I've Repeatedly Said The US Has To Deal With Moqtada Al-Sadr


The guy's just too important and powerful in Iraq to be ignored indefinitely.
The killers had waited in the street, two of them scanning the crowd of afternoon shoppers for the young Iraqi they knew to be an informant for U.S. forces. When he appeared, they made their move. Seeing a pistol raised, the informant had turned to run, but too late. Three shots left him dead, blood flowing from wounds in his chest as the gunmen disappeared into the web of narrow streets that form the Shi'ite warren known as Washash.

Capt. Johnny Sutton took it hard when he heard the news. Tall with an angular face and calm eyes, Sutton seemed at turns shaken and angry as initial reports of the shooting reached him at an Iraqi army base nearby. Sutton was one of the few Army officers who personally knew the informant, believed to be about 19 years old, with family in the neighborhood. For roughly four weeks, Sutton and other Army officers had worked with him to gather intelligence on the local activities of militia loyal to Shi'ite cleric Muqtada al-Sadr.

"He was the key piece," says Sutton of his slain source. "He was a good kid."

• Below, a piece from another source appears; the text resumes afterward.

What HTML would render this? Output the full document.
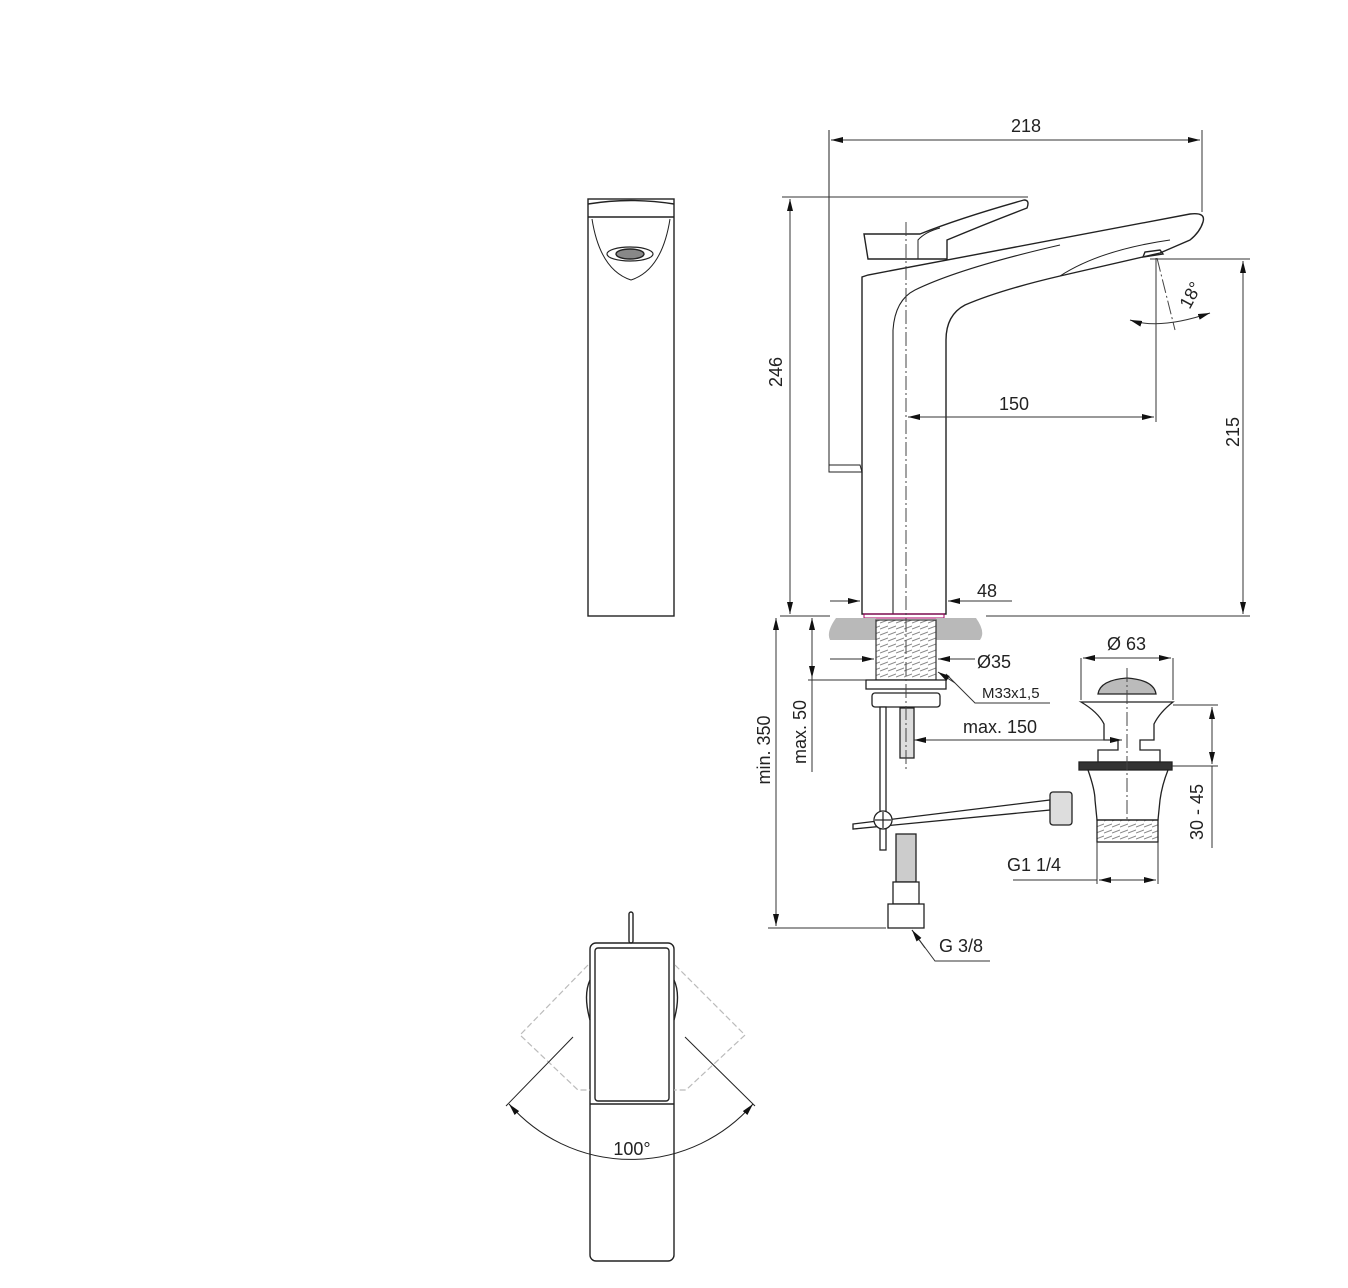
<!DOCTYPE html>
<html><head><meta charset="utf-8"><style>
html,body{margin:0;padding:0;background:#fff}
svg{display:block}
text{font-family:"Liberation Sans",Arial,sans-serif;fill:#222}
</style></head><body>
<svg width="1348" height="1288" viewBox="0 0 1348 1288" xmlns="http://www.w3.org/2000/svg">
<defs>
<marker id="a" viewBox="0 0 12 6" refX="12" refY="3" markerWidth="12" markerHeight="6" orient="auto-start-reverse" markerUnits="userSpaceOnUse"><path d="M0,0 L12,3 L0,6z" fill="#111"/></marker>
<pattern id="th" width="8" height="6" patternUnits="userSpaceOnUse"><line x1="0" y1="5" x2="8" y2="2" stroke="#888" stroke-width="1"/></pattern>
</defs>
<g fill="none" stroke="#222" stroke-width="1.4">
<!-- front view -->
<rect x="588" y="199" width="86" height="417"/>
<path d="M588 204 Q631 197 674 204"/>
<line x1="588" y1="217" x2="674" y2="217"/>
<path d="M592 219 Q600 270 631 280 Q662 270 670 219" stroke-width="1"/>
<ellipse cx="630" cy="254" rx="23" ry="7" stroke-width="1.2"/>
<ellipse cx="630" cy="254" rx="14" ry="5" fill="#888"/>

<!-- top view -->
<rect x="629" y="912" width="4" height="31" rx="2"/>
<rect x="590" y="943" width="84" height="318" rx="6"/>
<rect x="595" y="948" width="74" height="153" rx="3"/>
<line x1="590" y1="1104" x2="674" y2="1104"/>
<path d="M590 980 Q583 995 590 1020 M674 980 Q681 995 674 1020"/>
<g stroke="#bbb" stroke-dasharray="6 3" stroke-width="1.2">
<path d="M588 965 L520 1035 L578 1090 L590 1090"/>
<path d="M675 965 L745 1035 L686 1090 L674 1090"/>
</g>
<line x1="573" y1="1037" x2="506" y2="1106" stroke-width="1"/>
<line x1="685" y1="1037" x2="755" y2="1106" stroke-width="1"/>
<path d="M509 1104 A162 162 0 0 0 753 1104" stroke-width="1" marker-start="url(#a)" marker-end="url(#a)"/>

<!-- side view body -->
<path d="M862 614 L862 277 L868 275 L1190 214 Q1206 212 1203 222 Q1200 232 1190 240 L1160 253 L1060 276 Q1000 290 965 305 Q946 315 946 340 L946 614 Z" fill="#fff"/>
<path d="M893 614 L893 330 Q895 300 915 290 Q960 268 1060 245" stroke-width="1.1"/>
<path d="M1060 276 Q1100 250 1170 240" stroke-width="1"/>
<path d="M864 234 L920 234 Q960 218 1024 200 Q1030 200 1027 208 Q990 222 947 240 L947 259 L868 259 Z" fill="#fff"/>
<path d="M918 259 L918 240 Q925 232 940 228" stroke-width="1"/>
<path d="M1143 257 L1145 252 L1160 250 L1163 254 Z"/>
<path d="M829 130 L829 465 L860 465 L862 472 L829 472 Z" stroke-width="1"/>
<rect x="864" y="614" width="80" height="4" stroke="#a06" stroke-width="1"/>
</g>
<!-- counter -->
<path d="M836 618 L876 618 L876 640 L830 640 Q826 632 836 618 Z M936 618 L976 618 Q986 632 980 640 L936 640 Z" fill="#b9b9b9"/>
<rect x="876" y="620" width="60" height="60" fill="url(#th)" stroke="#333" stroke-width="1.2"/>
<g fill="#fff" stroke="#222" stroke-width="1.3">
<rect x="866" y="680" width="80" height="9"/>
<rect x="872" y="693" width="68" height="14" rx="3"/>
<rect x="880" y="707" width="6" height="143"/>
<rect x="900" y="708" width="14" height="50" fill="#ddd"/>
<line x1="853" y1="829" x2="1050" y2="805"/>
<path d="M853 824 L1050 800 L1050 810 L853 829 Z"/>
<circle cx="883" cy="820" r="9"/>
<rect x="896" y="834" width="20" height="48" fill="#ccc"/>
<rect x="893" y="882" width="26" height="22"/>
<rect x="888" y="904" width="36" height="24"/>
<!-- waste -->
<path d="M1081 702 L1173 702 Q1160 712 1154 724 L1154 740 L1140 740 L1140 750 L1160 750 L1160 762 L1098 762 L1098 750 L1118 750 L1118 740 L1104 740 L1104 724 Q1098 712 1081 702 Z"/>
<path d="M1098 694 Q1100 680 1127 678 Q1154 680 1156 694 Z" fill="#bbb"/>
<rect x="1079" y="762" width="93" height="8" fill="#333"/>
<path d="M1088 770 Q1095 790 1095 800 L1097 820 L1158 820 L1160 800 Q1162 785 1168 770 Z"/>
<rect x="1097" y="820" width="61" height="22" fill="url(#th)"/>
<rect x="1050" y="792" width="22" height="33" rx="3" fill="#ddd"/>
</g>
<g stroke="#222" stroke-width="1.2"><line x1="883" y1="812" x2="883" y2="828"/><line x1="875" y1="820" x2="891" y2="820"/></g>
<!-- center lines -->
<g stroke="#444" stroke-width="1" stroke-dasharray="14 3 2 3">
<line x1="906" y1="222" x2="906" y2="770"/>
<line x1="1127" y1="668" x2="1127" y2="820"/>
<line x1="1157" y1="258" x2="1175" y2="330"/>
</g>
<!-- dimension lines -->
<g stroke="#333" stroke-width="1" fill="none">
<line x1="831" y1="140" x2="1200" y2="140" marker-start="url(#a)" marker-end="url(#a)"/>
<line x1="1202" y1="130" x2="1202" y2="212"/>
<line x1="782" y1="197" x2="1028" y2="197"/>
<line x1="790" y1="199" x2="790" y2="614" marker-start="url(#a)" marker-end="url(#a)"/>
<line x1="1150" y1="259" x2="1250" y2="259"/>
<line x1="1243" y1="261" x2="1243" y2="614" marker-start="url(#a)" marker-end="url(#a)"/>
<line x1="908" y1="417" x2="1154" y2="417" marker-start="url(#a)" marker-end="url(#a)"/>
<line x1="1156" y1="258" x2="1156" y2="422"/>
<path d="M1130 320 Q1160 330 1210 313" marker-start="url(#a)" marker-end="url(#a)" transform=""/>
<line x1="830" y1="601" x2="860" y2="601" marker-end="url(#a)"/>
<line x1="1012" y1="601" x2="948" y2="601" marker-end="url(#a)"/>
<line x1="780" y1="616" x2="830" y2="616"/>
<line x1="986" y1="616" x2="1250" y2="616"/>
<line x1="830" y1="659" x2="874" y2="659" marker-end="url(#a)"/>
<line x1="975" y1="659" x2="938" y2="659" marker-end="url(#a)"/>
<polyline points="1050,703 975,703 946,674" />
<line x1="955" y1="683" x2="938" y2="672" marker-end="url(#a)"/>
<line x1="914" y1="740" x2="1122" y2="740" marker-start="url(#a)" marker-end="url(#a)"/>
<line x1="776" y1="618" x2="776" y2="926" marker-start="url(#a)" marker-end="url(#a)"/>
<line x1="768" y1="928" x2="886" y2="928"/>
<line x1="812" y1="618" x2="812" y2="678" marker-start="url(#a)" marker-end="url(#a)"/>
<line x1="812" y1="678" x2="812" y2="772"/>
<line x1="808" y1="680" x2="866" y2="680"/>
<line x1="1083" y1="658" x2="1171" y2="658" marker-start="url(#a)" marker-end="url(#a)"/>
<line x1="1081" y1="658" x2="1081" y2="700"/>
<line x1="1173" y1="658" x2="1173" y2="700"/>
<line x1="1173" y1="705" x2="1218" y2="705"/>
<line x1="1172" y1="766" x2="1218" y2="766"/>
<line x1="1212" y1="707" x2="1212" y2="764" marker-start="url(#a)" marker-end="url(#a)"/>
<line x1="1212" y1="766" x2="1212" y2="848"/>
<line x1="1013" y1="880" x2="1097" y2="880"/>
<line x1="1099" y1="880" x2="1156" y2="880" marker-start="url(#a)" marker-end="url(#a)"/>
<line x1="1097" y1="842" x2="1097" y2="884"/>
<line x1="1158" y1="842" x2="1158" y2="884"/>
<polyline points="990,961 935,961 912,930"/>
<line x1="925" y1="948" x2="912" y2="930" marker-end="url(#a)"/>
</g>
<!-- texts -->
<g font-size="18">
<text x="1026" y="132" text-anchor="middle">218</text>
<text transform="translate(782,372) rotate(-90)" text-anchor="middle">246</text>
<text transform="translate(1239,432) rotate(-90)" text-anchor="middle">215</text>
<text x="1014" y="410" text-anchor="middle">150</text>
<text transform="translate(1196,298) rotate(-62)" text-anchor="middle">18°</text>
<text x="987" y="597" text-anchor="middle">48</text>
<text x="977" y="668">Ø35</text>
<text x="1107" y="650">Ø 63</text>
<text x="963" y="733">max. 150</text>
<text transform="translate(770,750) rotate(-90)" text-anchor="middle">min. 350</text>
<text transform="translate(806,732) rotate(-90)" text-anchor="middle">max. 50</text>
<text transform="translate(1203,812) rotate(-90)" text-anchor="middle">30 - 45</text>
<text x="1007" y="871">G1 1/4</text>
<text x="939" y="952">G 3/8</text>
<text x="632" y="1155" text-anchor="middle">100°</text>
<text x="982" y="698" font-size="15">M33x1,5</text>
</g>
</svg>
</body></html>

Although there was little evidence of the identity of the shooters at the scene of the shooting, Americans who know the area had little doubt over who was responsible. Sadr's militia, the Mahdi Army, is increasingly active in Washash, which some U.S. troops now call Little Sadr City. Sutton believes they are working to make Washash a Mahdi Army stronghold west of the Tigris. Until now, the militia's base in the capital has been Sadr City on the east bank of the river, a sprawling slum that houses some 2.5 million Shi'ites. The Mahdi Army's expansion across the river complicates the efforts of U.S. forces to quell sectarian violence.

...

When U.S. patrols rumble into the area in armored vehicles, pigeons soar as lookouts signal their comrades as to the Americans' whereabouts. Gunfire often follows. Typically militia fighters will fire a volley of shots at a checkpoint manned by Iraqi security forces near a U.S. patrol. They may linger to fire a few more shots at U.S. troops arriving in the big green Stryker vehicles, but then they usually vanish. Like the killers who brought down the U.S. informant, the gunmen are seldom identified. But U.S. troops patrolling Washash assume they are Mahdi Army fighters operating with approval from higher-ups in the organization.

The Mahdi Army and U.S. forces have clashed openly several times in the past three years, fighting sometimes for days in battles that end inconclusively with uneasy truces. Today, senior officials on both sides insist they hope to avoid another round of bloodletting. And yet the mounting violence in the capital looks set to draw them into a new confrontation.